### Required work
Using the data below, output the first line and every line after it up to and including the line containing "const sesameUs = [2600, 3330, 4070, 4820, 5570, 6310, 7060];", exactly as written and with nothing added.

[Begin]

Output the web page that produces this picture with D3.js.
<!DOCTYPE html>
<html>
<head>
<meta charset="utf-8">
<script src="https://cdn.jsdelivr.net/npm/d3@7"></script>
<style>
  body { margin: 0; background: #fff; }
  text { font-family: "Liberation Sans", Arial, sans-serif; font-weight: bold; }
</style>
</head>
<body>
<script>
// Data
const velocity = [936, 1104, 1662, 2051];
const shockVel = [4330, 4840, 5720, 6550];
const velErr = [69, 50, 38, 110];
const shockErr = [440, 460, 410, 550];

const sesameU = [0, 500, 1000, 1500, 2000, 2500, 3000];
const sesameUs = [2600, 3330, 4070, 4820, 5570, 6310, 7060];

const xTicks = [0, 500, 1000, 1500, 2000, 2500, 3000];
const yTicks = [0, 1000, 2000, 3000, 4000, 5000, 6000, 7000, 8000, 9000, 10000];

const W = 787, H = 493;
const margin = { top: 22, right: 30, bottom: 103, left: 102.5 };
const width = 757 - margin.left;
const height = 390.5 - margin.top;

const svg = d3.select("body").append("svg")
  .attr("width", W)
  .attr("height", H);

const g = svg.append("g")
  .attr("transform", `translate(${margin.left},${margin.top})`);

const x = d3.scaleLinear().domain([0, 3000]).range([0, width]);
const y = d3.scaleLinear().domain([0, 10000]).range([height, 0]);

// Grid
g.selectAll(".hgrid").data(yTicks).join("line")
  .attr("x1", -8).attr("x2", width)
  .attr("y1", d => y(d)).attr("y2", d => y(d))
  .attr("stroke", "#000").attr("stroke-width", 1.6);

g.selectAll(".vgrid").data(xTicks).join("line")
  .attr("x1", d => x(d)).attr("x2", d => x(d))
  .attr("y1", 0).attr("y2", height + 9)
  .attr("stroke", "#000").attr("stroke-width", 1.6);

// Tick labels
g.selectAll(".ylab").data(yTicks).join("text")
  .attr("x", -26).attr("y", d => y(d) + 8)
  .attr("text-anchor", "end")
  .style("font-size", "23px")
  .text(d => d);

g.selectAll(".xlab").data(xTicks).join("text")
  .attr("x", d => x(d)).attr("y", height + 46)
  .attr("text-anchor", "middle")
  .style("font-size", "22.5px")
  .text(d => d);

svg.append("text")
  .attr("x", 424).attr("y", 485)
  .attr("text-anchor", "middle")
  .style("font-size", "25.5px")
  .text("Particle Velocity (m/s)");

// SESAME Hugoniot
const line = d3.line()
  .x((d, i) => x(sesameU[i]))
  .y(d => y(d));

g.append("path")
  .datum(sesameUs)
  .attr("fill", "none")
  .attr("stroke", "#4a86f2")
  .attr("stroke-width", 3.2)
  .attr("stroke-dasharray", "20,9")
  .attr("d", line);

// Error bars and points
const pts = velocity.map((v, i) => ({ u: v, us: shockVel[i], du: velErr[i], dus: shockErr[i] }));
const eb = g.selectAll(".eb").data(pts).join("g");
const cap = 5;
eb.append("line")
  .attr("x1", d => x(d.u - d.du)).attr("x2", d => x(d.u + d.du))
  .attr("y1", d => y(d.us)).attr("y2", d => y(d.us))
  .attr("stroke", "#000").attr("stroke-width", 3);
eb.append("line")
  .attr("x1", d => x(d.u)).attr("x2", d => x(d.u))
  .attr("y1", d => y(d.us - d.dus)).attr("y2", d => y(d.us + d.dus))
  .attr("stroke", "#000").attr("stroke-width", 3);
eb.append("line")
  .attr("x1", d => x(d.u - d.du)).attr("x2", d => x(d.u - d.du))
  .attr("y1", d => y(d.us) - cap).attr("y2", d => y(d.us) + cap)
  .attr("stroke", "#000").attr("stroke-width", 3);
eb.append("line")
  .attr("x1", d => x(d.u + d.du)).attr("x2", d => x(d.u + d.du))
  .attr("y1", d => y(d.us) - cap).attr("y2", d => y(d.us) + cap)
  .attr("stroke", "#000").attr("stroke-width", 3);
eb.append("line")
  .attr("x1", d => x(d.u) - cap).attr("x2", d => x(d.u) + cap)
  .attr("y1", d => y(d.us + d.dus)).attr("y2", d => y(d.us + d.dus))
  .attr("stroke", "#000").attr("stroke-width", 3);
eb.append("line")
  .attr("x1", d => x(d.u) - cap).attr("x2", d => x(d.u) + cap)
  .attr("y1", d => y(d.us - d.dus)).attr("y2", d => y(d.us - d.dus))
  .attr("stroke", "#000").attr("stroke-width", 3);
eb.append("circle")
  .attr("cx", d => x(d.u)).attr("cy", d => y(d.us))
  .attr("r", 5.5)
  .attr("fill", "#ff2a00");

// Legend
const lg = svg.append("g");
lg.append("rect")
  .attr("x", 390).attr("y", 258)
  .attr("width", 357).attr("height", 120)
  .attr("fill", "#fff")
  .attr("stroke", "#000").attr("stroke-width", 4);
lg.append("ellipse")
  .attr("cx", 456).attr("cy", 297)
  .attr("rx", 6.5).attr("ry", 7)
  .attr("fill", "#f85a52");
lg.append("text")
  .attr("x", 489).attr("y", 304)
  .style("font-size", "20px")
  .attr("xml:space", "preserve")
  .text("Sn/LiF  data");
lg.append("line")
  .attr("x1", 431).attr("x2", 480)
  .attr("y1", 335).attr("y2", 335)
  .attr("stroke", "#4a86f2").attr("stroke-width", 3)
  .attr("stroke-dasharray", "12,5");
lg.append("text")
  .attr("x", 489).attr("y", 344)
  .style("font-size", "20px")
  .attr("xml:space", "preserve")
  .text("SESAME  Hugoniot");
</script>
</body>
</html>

[End]

### Exercise result
Output the web page that produces this picture with D3.js.
<!DOCTYPE html>
<html>
<head>
<meta charset="utf-8">
<script src="https://cdn.jsdelivr.net/npm/d3@7"></script>
<style>
  body { margin: 0; background: #fff; }
  text { font-family: "Liberation Sans", Arial, sans-serif; font-weight: bold; }
</style>
</head>
<body>
<script>
// Data
const velocity = [936, 1104, 1662, 2051];
const shockVel = [4330, 4840, 5720, 6550];
const velErr = [69, 50, 38, 110];
const shockErr = [440, 460, 410, 550];

const sesameU = [0, 500, 1000, 1500, 2000, 2500, 3000];
const sesameUs = [2600, 3330, 4070, 4820, 5570, 6310, 7060];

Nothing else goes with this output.